— START —
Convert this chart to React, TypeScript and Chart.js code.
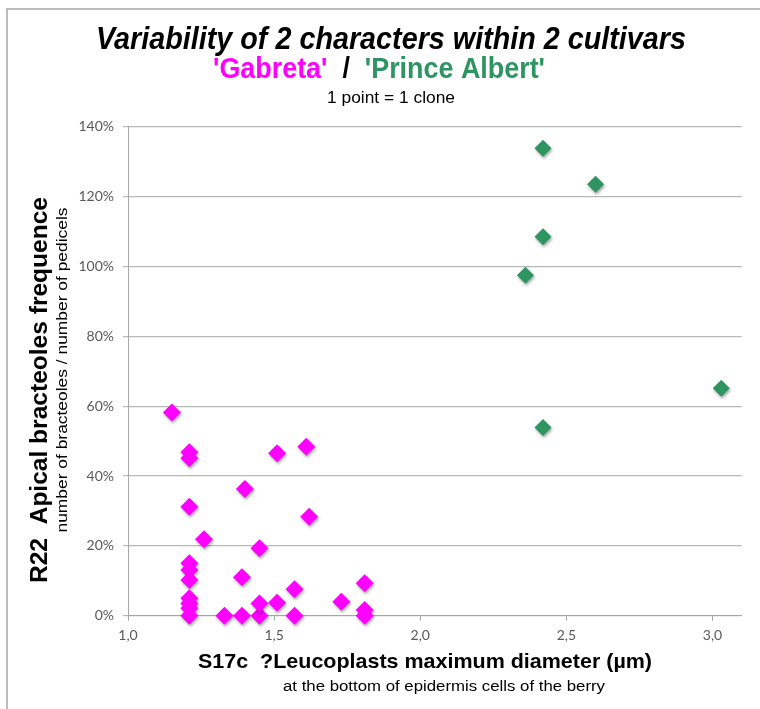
import React, { useEffect, useRef } from "react";
import { Chart, registerables } from "chart.js";

Chart.register(...registerables);

// ---- Data (x: leucoplast max diameter µm, y: apical bracteoles frequence %) ----
const gabretaX = [1.15, 1.21, 1.21, 1.51, 1.61, 1.40, 1.21, 1.62, 1.26, 1.45, 1.21, 1.21, 1.21, 1.39, 1.57, 1.81, 1.21, 1.21, 1.21, 1.21, 1.33, 1.39, 1.45, 1.45, 1.51, 1.57, 1.73, 1.81, 1.81];
const gabretaY = [58.2, 46.8, 45.1, 46.5, 48.4, 36.3, 31.2, 28.3, 21.9, 19.3, 15.0, 13.1, 10.2, 11.0, 7.6, 9.3, 5.0, 3.5, 2.1, 0, 0, 0, 0, 3.5, 3.7, 0, 4.0, 1.6, 0];
const albertX = [2.42, 2.60, 2.42, 2.36, 3.03, 2.42];
const albertY = [133.8, 123.5, 108.5, 97.5, 65.1, 53.9];

const xTickValues = [1.0, 1.5, 2.0, 2.5, 3.0];
const yTickValues = [0, 20, 40, 60, 80, 100, 120, 140];

const titleLine1 = "Variability of 2 characters within 2 cultivars";
const titleGabreta = "'Gabreta'";
const titleSep = "  /  ";
const titleAlbert = "'Prince Albert'";
const titleLine3 = "1 point = 1 clone";
const xTitle1 = "S17c  ?Leucoplasts maximum diameter (µm)";
const xTitle2 = "at the bottom of epidermis cells of the berry";
const yTitle1 = "R22  Apical bracteoles frequence";
const yTitle2 = "number of bracteoles / number of pedicels";

const MAGENTA = "#FF00FF";
const GREEN = "#2E9462";

function fitText(
  ctx: CanvasRenderingContext2D,
  text: string,
  cx: number,
  cy: number,
  targetW: number,
  font: string,
  color: string,
  rotate = false
) {
  ctx.save();
  ctx.font = font;
  const w = ctx.measureText(text).width;
  const sx = targetW / w;
  ctx.translate(cx, cy);
  if (rotate) ctx.rotate(-Math.PI / 2);
  ctx.scale(sx, 1);
  ctx.fillStyle = color;
  ctx.textAlign = "center";
  ctx.textBaseline = "middle";
  ctx.fillText(text, 0, 0);
  ctx.restore();
}

const textPlugin = {
  id: "textPlugin",
  afterDraw(chart: any) {
    const ctx: CanvasRenderingContext2D = chart.ctx;
    // chart-area frame (left and top edges visible)
    ctx.save();
    ctx.strokeStyle = "#a6a6a6";
    ctx.lineWidth = 1.5;
    ctx.beginPath();
    ctx.moveTo(7, 709);
    ctx.lineTo(7, 9);
    ctx.lineTo(760, 9);
    ctx.stroke();
    ctx.restore();

    const F = "'Liberation Sans', Arial, sans-serif";
    fitText(ctx, titleLine1, 391, 40, 590, `italic bold 31px ${F}`, "#000", false);

    // colored second line
    ctx.save();
    const f2 = `bold 29px ${F}`;
    ctx.font = f2;
    const w1 = ctx.measureText(titleGabreta).width;
    const w2 = ctx.measureText(titleSep).width;
    const w3 = ctx.measureText(titleAlbert).width;
    const total = w1 + w2 + w3;
    const target = 332;
    const sx = target / total;
    ctx.translate(379 - target / 2, 70);
    ctx.scale(sx, 1);
    ctx.textAlign = "left";
    ctx.textBaseline = "middle";
    ctx.fillStyle = MAGENTA;
    ctx.fillText(titleGabreta, 0, 0);
    ctx.fillStyle = "#000";
    ctx.fillText(titleSep, w1, 0);
    ctx.fillStyle = GREEN;
    ctx.fillText(titleAlbert, w1 + w2, 0);
    ctx.restore();

    fitText(ctx, titleLine3, 391, 99, 128, `16px ${F}`, "#000", false);

    fitText(ctx, xTitle1, 425, 662, 454, `bold 21px ${F}`, "#000", false);
    fitText(ctx, xTitle2, 444, 687, 322, `15.5px ${F}`, "#000", false);

    fitText(ctx, yTitle1, 41, 390, 386, `bold 23px ${F}`, "#000", true);
    fitText(ctx, yTitle2, 63, 370, 325, `15.5px ${F}`, "#000", true);
  },
};

const shadowPlugin = {
  id: "shadowPlugin",
  beforeDatasetsDraw(chart: any) {
    const ctx = chart.ctx;
    ctx.save();
    ctx.shadowColor = "rgba(0,0,0,0.35)";
    ctx.shadowBlur = 3;
    ctx.shadowOffsetX = 1;
    ctx.shadowOffsetY = 2;
  },
  afterDatasetsDraw(chart: any) {
    chart.ctx.restore();
  },
};

export default function App() {
  const ref = useRef<HTMLCanvasElement | null>(null);

  useEffect(() => {
    if (!ref.current) return;
    const chart = new Chart(ref.current, {
      type: "scatter",
      data: {
        datasets: [
          {
            label: "Gabreta",
            data: gabretaX.map((x, i) => ({ x, y: gabretaY[i] })),
            pointStyle: "rectRot",
            pointRadius: 9,
            pointBackgroundColor: MAGENTA,
            pointBorderColor: MAGENTA,
            pointBorderWidth: 0,
            clip: false as any,
          },
          {
            label: "Prince Albert",
            data: albertX.map((x, i) => ({ x, y: albertY[i] })),
            pointStyle: "rectRot",
            pointRadius: 8.5,
            pointBackgroundColor: GREEN,
            pointBorderColor: GREEN,
            pointBorderWidth: 0,
            clip: false as any,
          },
        ],
      },
      options: {
        animation: false,
        responsive: false,
        layout: { padding: { top: 126.7, right: 18.3, left: 0, bottom: 0 } },
        plugins: {
          legend: { display: false },
          tooltip: { enabled: false },
          title: { display: false },
        },
        scales: {
          x: {
            type: "linear",
            position: "bottom",
            min: 1,
            max: 3.1,
            afterBuildTicks: (s: any) => {
              s.ticks = xTickValues.map((v) => ({ value: v }));
            },
            afterFit: (s: any) => {
              s.height = 709 - 615.7;
            },
            ticks: {
              callback: (v: any) => Number(v).toFixed(1).replace(".", ","),
              font: { family: "Lato, 'Open Sans', sans-serif", size: 14 },
              color: "#595959",
              padding: 6,
              maxRotation: 0,
            },
            grid: {
              drawOnChartArea: false,
              drawTicks: true,
              tickLength: 5,
              color: "#a6a6a6",
            },
            border: { display: true, color: "#a6a6a6" },
          },
          y: {
            type: "linear",
            min: 0,
            max: 140,
            afterBuildTicks: (s: any) => {
              s.ticks = yTickValues.map((v) => ({ value: v }));
            },
            afterFit: (s: any) => {
              s.width = 128;
            },
            ticks: {
              callback: (v: any) => `${v}%`,
              font: { family: "Lato, 'Open Sans', sans-serif", size: 14 },
              color: "#595959",
              padding: 9,
            },
            grid: {
              drawTicks: true,
              tickLength: 5,
              color: "#b8b8b8",
              lineWidth: 1.2,
            },
            border: { display: true, color: "#a6a6a6" },
          },
        },
      },
      plugins: [shadowPlugin, textPlugin],
    });
    return () => chart.destroy();
  }, []);

  return (
    <div style={{ position: "absolute", left: 0, top: 0, width: 760, height: 709, background: "#fff" }}>
      <canvas ref={ref} width={760} height={709} style={{ display: "block", width: 760, height: 709 }} />
    </div>
  );
}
— END —
Please repeat exactly the data above from its first line to the line that contains "const albertY = [133.8, 123.5, 108.5, 97.5, 65.1, 53.9];", inclusive, and leave every picture out.

REPLY:
Convert this chart to React, TypeScript and Chart.js code.
import React, { useEffect, useRef } from "react";
import { Chart, registerables } from "chart.js";

Chart.register(...registerables);

// ---- Data (x: leucoplast max diameter µm, y: apical bracteoles frequence %) ----
const gabretaX = [1.15, 1.21, 1.21, 1.51, 1.61, 1.40, 1.21, 1.62, 1.26, 1.45, 1.21, 1.21, 1.21, 1.39, 1.57, 1.81, 1.21, 1.21, 1.21, 1.21, 1.33, 1.39, 1.45, 1.45, 1.51, 1.57, 1.73, 1.81, 1.81];
const gabretaY = [58.2, 46.8, 45.1, 46.5, 48.4, 36.3, 31.2, 28.3, 21.9, 19.3, 15.0, 13.1, 10.2, 11.0, 7.6, 9.3, 5.0, 3.5, 2.1, 0, 0, 0, 0, 3.5, 3.7, 0, 4.0, 1.6, 0];
const albertX = [2.42, 2.60, 2.42, 2.36, 3.03, 2.42];
const albertY = [133.8, 123.5, 108.5, 97.5, 65.1, 53.9];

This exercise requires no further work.